The other side of this mistake is hydration. People drink less water in cold weather because they don’t feel as thirsty, and because stopping to drink when you’re cold is unpleasant. But dehydration impairs circulation, and impaired circulation means your extremities feet, hands, the tip of your nose get cold faster and stay cold longer. Drinking enough water throughout the day and having a warm drink in the evening isn’t just comfort. It’s thermal management.
There’s also the caffeine question. A hot coffee or tea at camp feels civilized and warming, which it is briefly. But caffeine consumed within six hours of sleep disrupts the quality of rest, and poor sleep in a cold environment is a compounding problem. You wake more easily, you move around more, you lose more heat through the sleeping bag. The evening ritual of camp coffee is worth examining if you’re consistently sleeping badly outdoors.

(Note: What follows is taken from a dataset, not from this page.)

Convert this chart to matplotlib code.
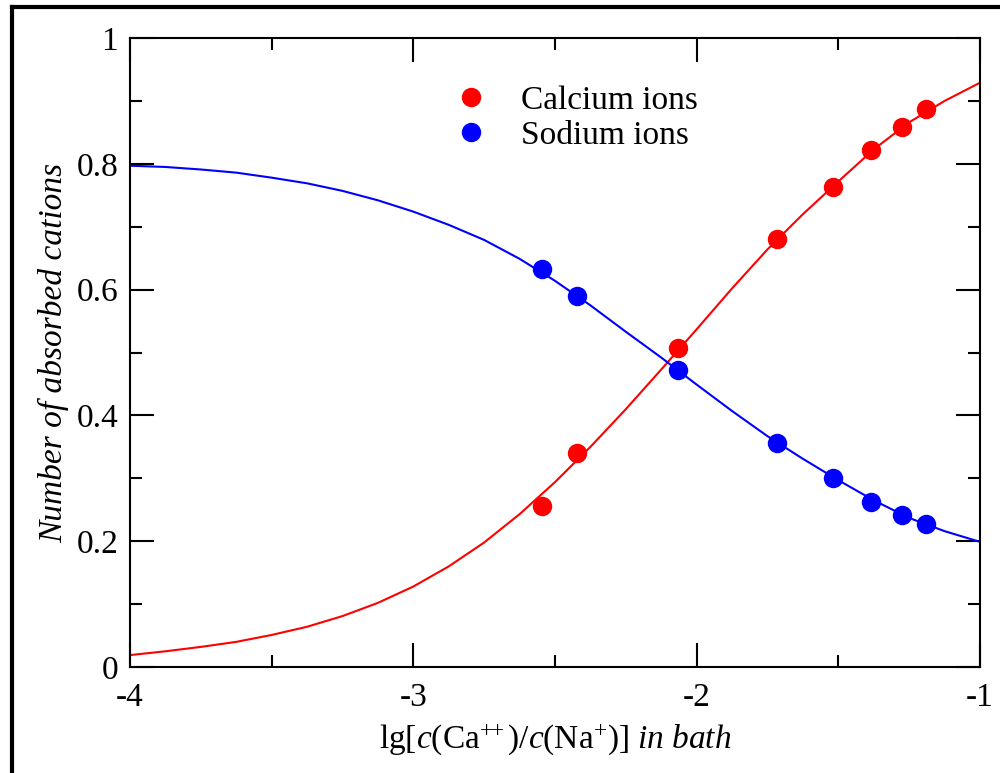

The Night You’ll Actually Remember
The strange thing about camping is that the bad nights are the ones that teach you everything, and the good nights are the ones you want to repeat forever. Most of the difference between those two experiences comes down to decisions made hours before you actually lie down where you set up, what you wore, what you ate, how much margin you built into your plans.
The wild doesn’t punish carelessness dramatically. It just makes the night long, and cold, and very honest about what you didn’t account for.